I do not only satisfy to simulate the macro-scale presentations and procedure of brain, I also want to understand the micro-scale function of neurons and finally improve the ability of computational models. As we know, noise exists universally in multimedia data, especially in Internet era. Intuitively, these noisy data are harmful to learning models. However, limited theoretical and practical evidences have been reported on real-world datasets after extensive review for this problem. Violating the intuition that noisy data always impair the learning ability, my findings illustrate the magic effect of the noisy images to deep learning model as a part of unsupervised training data. To this surprising result, one possible conjecture can be inspired from brain science. Neuroscientists provide the evi-dence that noise is a critical element of brain’s learning ability, which allows the brain to test out so many possible solutions. The noisy data would introduce the dynamic perturbations within the model just like the noise in brain cause the fluctuation of synaptic patterns. These findings help me to explore more engineer solutions by capturing the micro-scale characters in human cortex.

Visual attention

As a cognitive process of selectively concentrating on one aspect of the environment while ignoring other things, attention has been referred to as the allocation of processing resources. Visual attention modeling is applied frequently in many real-world applications, such as image/video representation, object detection and recognition, object tracking, and robotics controls. Related with the visual attention, I proposed three novel saliency map models to measure of conspicuity of different multimedia content and calculate the likelihood of a location to attract attention. The first proposed model was applied for the task of image quality assessment. Unlike existing metrics focused on measuring the blurriness in vision level, my metric was more concerned about the image content and human’s intention. Empirical validations demonstrated the effectiveness of the proposed saliency map model and image quality metric.
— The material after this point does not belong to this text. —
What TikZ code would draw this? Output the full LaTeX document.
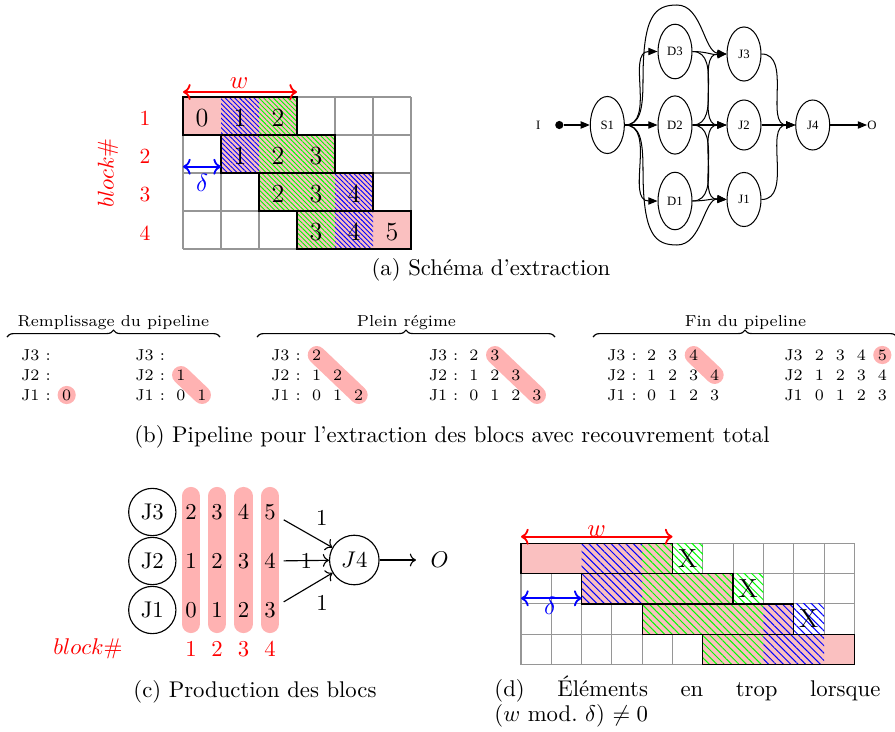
\documentclass[tikz,border=0pt]{standalone}
\usepackage{fontspec}
\newfontfamily\gvfont{Liberation Serif}
\usetikzlibrary{patterns.meta,decorations.pathreplacing,arrows.meta,shapes.geometric,backgrounds}
\definecolor{cellpink}{RGB}{250,192,192}
\definecolor{hlpink}{RGB}{255,178,178}
\definecolor{gridgray}{RGB}{150,150,150}
\tikzset{
  gridline/.style={draw=gridgray,line width=0.45pt},
  cellfill/.style={fill=cellpink},
  blkbox/.style={draw=black,line width=0.6pt},
  hbA/.style={pattern={Lines[angle=-45,distance=1.5pt,line width=0.4pt]},pattern color=blue},
  hgA/.style={pattern={Lines[angle=-45,distance=1.5pt,line width=0.4pt]},pattern color=green},
  hbD/.style={pattern={Lines[angle=-45,distance=2.3pt,line width=0.45pt]},pattern color=blue},
  hgD/.style={pattern={Lines[angle=-45,distance=2.3pt,line width=0.45pt]},pattern color=green},
  celldigit/.style={font=\fontsize{11.5}{13}\selectfont,inner sep=0pt},
  redlab/.style={text=red,font=\fontsize{9.5}{11}\selectfont,inner sep=0pt},
  gvnode/.style={ellipse,draw,line width=0.45pt,minimum width=14.96pt,minimum height=25pt,inner sep=0pt,font=\gvfont\fontsize{5.6}{6.5}\selectfont},
  gvedge/.style={line width=0.45pt,-{Triangle[length=4pt,width=3.2pt]}},
  ptxt/.style={font=\fontsize{7}{8.5}\selectfont,inner sep=0pt},
  hl/.style={draw=hlpink,line width=7.9pt,line cap=round},
  pill/.style={draw=hlpink,line width=8pt,line cap=round},
  jcirc/.style={circle,draw,line width=0.5pt,minimum size=20.8pt,inner sep=0pt,font=\fontsize{10}{12}\selectfont},
  cdig/.style={font=\fontsize{10}{12}\selectfont},
  carr/.style={line width=0.5pt,->},
  capt/.style={font=\fontsize{10}{12}\selectfont,inner sep=0pt},
  brc/.style={decorate,decoration={brace,amplitude=3pt},line width=0.5pt},
  dimarr/.style={line width=0.8pt,<->},
  dimlab/.style={font=\fontsize{11}{13}\selectfont,inner sep=0pt},
}
\newcommand\prow[6]{%
  \node[ptxt,anchor=west] (#1l) at (#2,#3) {#4};
  \foreach \d [count=\k] in {#6}{\node[ptxt] (#1\k) at ({#5+21*(\k-1)},#3) {\d};}}
\begin{document}
\begin{tikzpicture}[x=0.44pt,y=-0.44pt]
\useasboundingbox (0,0) rectangle (895,731);

% ================= (a) left grid =================
\foreach \i in {0,...,6} \draw[gridline] (183+38*\i,97) -- (183+38*\i,249);
\foreach \j in {0,...,4} \draw[gridline] (183,97+38*\j) -- (411,97+38*\j);
\fill[cellfill] (183,97) rectangle (297,135);
\fill[cellfill] (221,135) rectangle (335,173);
\fill[cellfill] (259,173) rectangle (373,211);
\fill[cellfill] (297,211) rectangle (411,249);
\fill[hbA] (221,97) rectangle (259,135);
\fill[hgA] (259,97) rectangle (297,135);
\fill[hbA] (221,135) rectangle (259,173);
\fill[hgA] (259,135) rectangle (335,173);
\fill[hgA] (259,173) rectangle (335,211);
\fill[hbA] (335,173) rectangle (373,211);
\fill[hgA] (297,211) rectangle (335,249);
\fill[hbA] (335,211) rectangle (373,249);
\draw[blkbox] (183,97) rectangle (297,135);
\draw[blkbox] (221,135) rectangle (335,173);
\draw[blkbox] (259,173) rectangle (373,211);
\draw[blkbox] (297,211) rectangle (411,249);
\foreach \r/\c/\v in {0/0/0,0/1/1,0/2/2,1/1/1,1/2/2,1/3/3,2/2/2,2/3/3,2/4/4,3/3/3,3/4/4,3/5/5}
  \node[celldigit] (ag\r\c) at (202+38*\c,118+38*\r) {\v};
\foreach \r/\t in {0/1,1/2,2/3,3/4}
  \node[redlab] (arow\r) at (145,118+38.3*\r) {\t};
\node[redlab,font=\fontsize{10}{12}\selectfont,rotate=90] (ablk) at (108,173) {$block\#$};
\coordinate (aw1) at (183,92); \coordinate (aw2) at (297,92);
\draw[dimarr,red] (aw1) -- (aw2);
\node[dimlab,text=red] (awl) at (239,83) {$w$};
\coordinate (ad1) at (183,166.7); \coordinate (ad2) at (221,166.7);
\draw[dimarr,blue] (ad1) -- (ad2);
\node[dimlab,text=blue] (adl) at (202,183) {$\delta$};

% ================= (a) graph =================
\node[gvnode,minimum height=25.1pt] (S1) at (607.3,125) {S1};
\node[gvnode,minimum height=24pt] (D3) at (675,51.5) {D3};
\node[gvnode,minimum height=25.6pt] (D2) at (675,125) {D2};
\node[gvnode,minimum height=25.3pt] (D1) at (675,201) {D1};
\node[gvnode,minimum height=23.8pt] (J3) at (744,54) {J3};
\node[gvnode,minimum height=22pt] (J2) at (744,125) {J2};
\node[gvnode,minimum height=23.8pt] (J1) at (744,199.5) {J1};
\node[gvnode,minimum height=22pt] (J4) at (812.7,125) {J4};
\node[circle,fill,inner sep=0pt,minimum size=3.6pt] (dot) at (559.3,125) {};
\node[inner sep=0pt,font=\gvfont\fontsize{5.6}{6.5}\selectfont] (Ilab) at (538.3,125) {I};
\node[inner sep=0pt,anchor=west,font=\gvfont\fontsize{5.6}{6.5}\selectfont] (Olab) at (867,125) {O};
\draw[gvedge] (dot) -- (S1);
\draw[gvedge] (S1) -- (D2);
\draw[gvedge] (S1.east) to[out=0,in=180] (D3.west);
\draw[gvedge] (S1.east) to[out=0,in=180] (D1.west);
\draw[gvedge] (S1.east) .. controls (640,125) and (643,110) .. (643,80)
   .. controls (643,15) and (655,5) .. (677,5)
   .. controls (702,5) and (704,52) .. (J3.west);
\draw[gvedge] (S1.east) .. controls (640,125) and (643,140) .. (643,170)
   .. controls (643,235) and (655,245) .. (677,245)
   .. controls (702,245) and (704,198) .. (J1.west);
\draw[gvedge] (D3.east) to[out=0,in=185] (J3.west);
\draw[gvedge] (D3.east) to[out=0,in=180] (J2.west);
\draw[gvedge] (D2.east) to[out=0,in=180] (J3.west);
\draw[gvedge] (D2) -- (J2);
\draw[gvedge] (D2.east) to[out=0,in=180] (J1.west);
\draw[gvedge] (D1.east) to[out=0,in=175] (J1.west);
\draw[gvedge] (D1.east) to[out=0,in=180] (J2.west);
\draw[gvedge] (J3.east) to[out=0,in=180] (J4.west);
\draw[gvedge] (J2) -- (J4);
\draw[gvedge] (J1.east) to[out=0,in=180] (J4.west);
\draw[gvedge] (J4) -- (Olab);

\node[capt] (capa) at (491,270) {(a) Schéma d’extraction};

% ================= (b) pipeline =================
\coordinate (bR1) at (7,337); \coordinate (bR2) at (220,337);
\coordinate (bP1) at (257,337); \coordinate (bP2) at (555,337);
\coordinate (bF1) at (593,337); \coordinate (bF2) at (897,337);
\draw[brc] (bR1) -- (bR2);
\draw[brc] (bP1) -- (bP2);
\draw[brc] (bF1) -- (bF2);
\node[ptxt] (tR) at (113.5,323) {Remplissage du pipeline};
\node[ptxt] (tP) at (406.5,323) {Plein régime};
\node[ptxt] (tF) at (745.5,323) {Fin du pipeline};

% panel R1
\node[ptxt,anchor=west] (r1j3l) at (20.7,355) {J3 :};
\node[ptxt,anchor=west] (r1j2l) at (20.7,375) {J2 :};
\prow{r1j1}{20.7}{395}{J1 :}{66.7}{0}
% panel R2
\node[ptxt,anchor=west] (r2j3l) at (135,355) {J3 :};
\prow{r2j2}{135}{375}{J2 :}{181}{1}
\prow{r2j1}{135}{395}{J1 :}{181}{0,1}
% panel P1
\prow{p1j3}{270.7}{355}{J3 :}{316.7}{2}
\prow{p1j2}{270.7}{375}{J2 :}{316.7}{1,2}
\prow{p1j1}{270.7}{395}{J1 :}{316.7}{0,1,2}
% panel P2
\prow{p2j3}{428.3}{355}{J3 :}{474}{2,3}
\prow{p2j2}{428.3}{375}{J2 :}{474}{1,2,3}
\prow{p2j1}{428.3}{395}{J1 :}{474}{0,1,2,3}
% panel F1
\prow{f1j3}{606.7}{355}{J3 :}{651.7}{2,3,4}
\prow{f1j2}{606.7}{375}{J2 :}{651.7}{1,2,3,4}
\prow{f1j1}{606.7}{395}{J1 :}{651.7}{0,1,2,3}
% panel F2
\prow{f2j3}{784}{355}{J3}{819.3}{2,3,4,5}
\prow{f2j2}{784}{375}{J2}{819.3}{1,2,3,4}
\prow{f2j1}{784}{395}{J1}{819.3}{0,1,2,3}
\begin{scope}[on background layer]
  \fill[hlpink] (r1j11) circle[radius=4pt];
  \draw[hl] (r2j21.center) -- (r2j12.center);
  \draw[hl] (p1j31.center) -- (p1j13.center);
  \draw[hl] (p2j32.center) -- (p2j14.center);
  \draw[hl] (f1j33.center) -- (f1j24.center);
  \fill[hlpink] (f2j34) circle[radius=4pt];
\end{scope}

\node[capt] (capb) at (452,437) {(b) Pipeline pour l’extraction des blocs avec recouvrement total};

% ================= (c) production =================
\foreach \x in {191,217,243.5,270} \draw[pill] (\x,496) -- (\x,624);
\foreach \n/\y in {3/512,2/561,1/610} \node[jcirc] (cJ\n) at (152.3,\y) {J\n};
\foreach \k/\x/\a/\b/\c in {1/191/2/1/0,2/217/3/2/1,3/243.5/4/3/2,4/270/5/4/3}{
  \node[cdig] (ct\k) at (\x,512) {\a};
  \node[cdig] (cm\k) at (\x,561) {\b};
  \node[cdig] (cb\k) at (\x,610) {\c};
  \node[redlab,font=\fontsize{10}{12}\selectfont] (cn\k) at (\x,649) {\k};
}
\node[redlab,font=\fontsize{10}{12}\selectfont] (cblk) at (88,649) {$block\#$};
\node[jcirc,minimum size=21.8pt] (cJ4) at (354.3,560) {$J4$};
\node[inner sep=6.2pt,font=\fontsize{10}{12}\selectfont] (cO) at (439.5,560) {$O$};
\draw[carr] (ct4) -- (cJ4) node[midway,above right,font=\fontsize{10}{12}\selectfont] {1};
\draw[carr] (cm4) -- (cJ4) node[midway,font=\fontsize{10}{12}\selectfont] {1};
\draw[carr] (cb4) -- (cJ4) node[midway,below right,font=\fontsize{10}{12}\selectfont] {1};
\draw[carr] (cJ4) -- (cO);
\node[capt] (capc) at (255,692) {(c) Production des blocs};

% ================= (d) grid =================
\foreach \i in {0,...,11} \draw[gridline] (521+30.3*\i,543.3) -- (521+30.3*\i,664.5);
\foreach \j in {0,...,4} \draw[gridline] (521,543.3+30.3*\j) -- (854.3,543.3+30.3*\j);
\fill[cellfill] (521,543.3) rectangle (672.5,573.6);
\fill[cellfill] (581.6,573.6) rectangle (733.1,603.9);
\fill[cellfill] (642.2,603.9) rectangle (793.7,634.2);
\fill[cellfill] (702.8,634.2) rectangle (854.3,664.5);
\fill[hbD] (581.6,543.3) rectangle (642.2,573.6);
\fill[hgD] (642.2,543.3) rectangle (672.5,573.6);
\fill[hgD] (672.5,543.3) rectangle (702.8,573.6);
\fill[hbD] (581.6,573.6) rectangle (642.2,603.9);
\fill[hgD] (642.2,573.6) rectangle (733.1,603.9);
\fill[hgD] (733.1,573.6) rectangle (763.4,603.9);
\fill[hgD] (642.2,603.9) rectangle (763.4,634.2);
\fill[hbD] (763.4,603.9) rectangle (793.7,634.2);
\fill[hbD] (793.7,603.9) rectangle (824,634.2);
\fill[hgD] (702.8,634.2) rectangle (763.4,664.5);
\fill[hbD] (763.4,634.2) rectangle (824,664.5);
\draw[blkbox] (521,543.3) rectangle (672.5,573.6);
\draw[blkbox] (581.6,573.6) rectangle (733.1,603.9);
\draw[blkbox] (642.2,603.9) rectangle (793.7,634.2);
\draw[blkbox] (702.8,634.2) rectangle (854.3,664.5);
\node[celldigit] (dx1) at (687.6,558.5) {X};
\node[celldigit] (dx2) at (748.2,588.8) {X};
\node[celldigit] (dx3) at (808.8,619) {X};
\coordinate (dw1) at (521,536.7); \coordinate (dw2) at (672.5,536.7);
\draw[dimarr,red] (dw1) -- (dw2);
\node[dimlab,text=red] (dwl) at (596.7,531) {$w$};
\coordinate (dd1) at (521,598.3); \coordinate (dd2) at (581.6,598.3);
\draw[dimarr,blue] (dd1) -- (dd2);
\node[dimlab,text=blue] (ddl) at (550,606) {$\delta$};
\node[capt,anchor=west] (capd1) at (494,689) {\hbox to 169.8pt{(d)\hfill Éléments\hfill en\hfill trop\hfill lorsque}};
\node[capt,anchor=west] (capd2) at (494,716) {($w$ mod.~$\delta$) $\neq 0$};
\end{tikzpicture}
\end{document}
Based on the inhomogeneity of brain visual orientation perception, a novel algorithm S-SIFT was proposed to detect and describe local features in image. Experimental results demonstrated that the proposed algorithm yielded better results for feature detection and matching tasks, and comparable performance for object classification problem.

Video saliency detection involves assigning a saliency probability to each location in an image relative to its neighbors, both spatially and temporally. Quite a bit of work has focused in this domain for static images, but little by comparison has explored video sequences. I proposed a novel perception-oriented video saliency detection model called dynamic consistent saliency detection (DCOF). Empirical validations demonstrated that the salient regions detected by the proposed saliency map model highlight the dominant and interesting objects effectively and efficiently. More importantly, the video attended regions were consistent with human subjective eye tracking data.

Contextual cueing

Contextual cueing is a concept in psychology and brain science that refers to a processing of individual image elements in relation to their environments. Several types of spatial invariants are thought to be important in contextual cueing including, probability, co-occurrence, size, position and spatial topology. For the task of label to region assignment, the existing techniques only relied on the similarity of images on a visual level. Different from existing techniques, a novel technique called Fuzzy-based Contextual-cueing Label Propagation (FCLP) was proposed to imitate the contextual cueing process. The experiments demonstrated that the proposed technique has shown obvious performance improvement of label to region assignment for the images with multiple objects and complex background.